In the present time, Nike is paying too much attention on developing ethical philosophy by accepting corporate governance policies. For instance, Nike is completely devoted and loyal to the uppermost level of corporate governance and developing ethical culture in order to attain organizational operational and strategies business objectives. According to the philosophy and values of the company, good governance & ethics is one of the major and essential aspects of good business (Finne & Sivonen, 2008). This is the main reason that, the company had developed a number of ethical and corporate governance polices strategies and practices. For instance, the company had developed ethical codes of conduct that are enforced and communicated throughout the ongoing business. Simply, it can be said that, company has a code of ethics for all its workers and employees called inside the lines the Nike code of ethics.

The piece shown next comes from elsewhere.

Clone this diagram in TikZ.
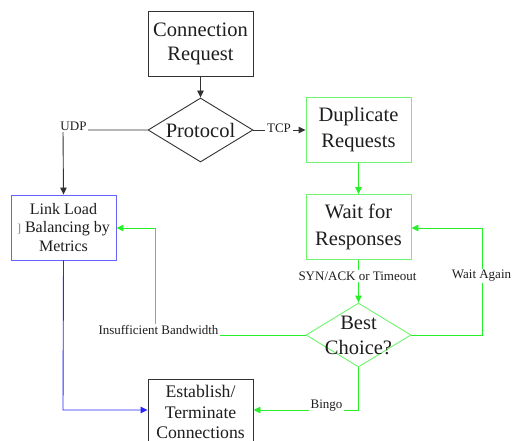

Corporate governance practices are used for the creation of stakeholder values. For instance, as per good corporate governance, the company is focusing on Business Sustainability, and CSR Engagement (Lindorff, Worrall and Cooper, 2011).

SWOT Analysis of Nike

Based on the organizational operations of Nike in the international market, the following given below SWOT analysis is developed that indicates how the key strengths of the company relates with threats, opportunities and weaknesses of the company.

Strengths

  • Strong distribution network & widespread global production
  • Strong brand reputation & image globally
  • Highly innovative business processes
  • Huge & strong base of customers
  • In-house Professionals & Diverse Brand Portfolio (Amason, 2010).
  • Strong Relationships with partners
  • Grander Marketing & selling Capabilities

Weaknesses

  • Limited existence in developing markets
  • Labor issues in the global market
  • Pending Debts
  • Mainly depends on US Market
  • Focus mainly on Footwear segments
  • Pressures from the Retailers
  • High price of the products as compare to its competitors
  • Lack of project planning experience

Opportunities

  • Enhance market attendance in emerging nations
  • Improvements in employment as well as labor practices
  • Attracting and retaining customers
  • Focus on Innovative Products

Threats

  • Typical competition from existing and new firms
  • Currency Foreign Exchange Risks
  • Tax Clampdowns
  • Counterfeiting (Amason, 2010).
  • Economic & political conditions

Conclusion and Recommendation

Overall, it is recommended & concluded that, Nice should adopt best marketing, operational and pricing strategies to decrease rivalry level in the market. Moreover, it should expand business into the developing countries. Additionally, it should also pay attention on project planning to be success in the international market.

References

  1. Amason, A. (2010). Strategic Management: From Theory to Practice. UK: Taylor & Francis.
  2. Finne, S. and Sivonen, H. (2008). The Retail Value Chain: How to Gain Competitive Advantage through Efficient Consumer. USA: Kogan Page Publishers.
  3. Fiss, P.C. and Zajac, E.J. (2006). The Symbolic Management of Strategic Change: Sensegiving via Framing and Decoupling. Academy of Management Journal 49(6).1173-1193.
  4. Henry, A. (2008). Understanding Strategic Management. UK: Oxford University Press.
  5. Lindorff, M, Worrall, L., and Cooper, C. (2011). Managers’ well-being and perceptions of organizational change in the UK and Australia. Asia Pacific Journal of Human Resources, 49(2), 233–254.
  6. Nike Inc. (2020). About Us. Retrieved From: https://www.nike.com/in/
  7. Schrey, G. and Eberl, M.K. (2007). How Dynamic Can Organizational Capabilities be? Towards a Dual-Process Model of Capability Dynamization. Strategic Management Journal 28. 913- 933.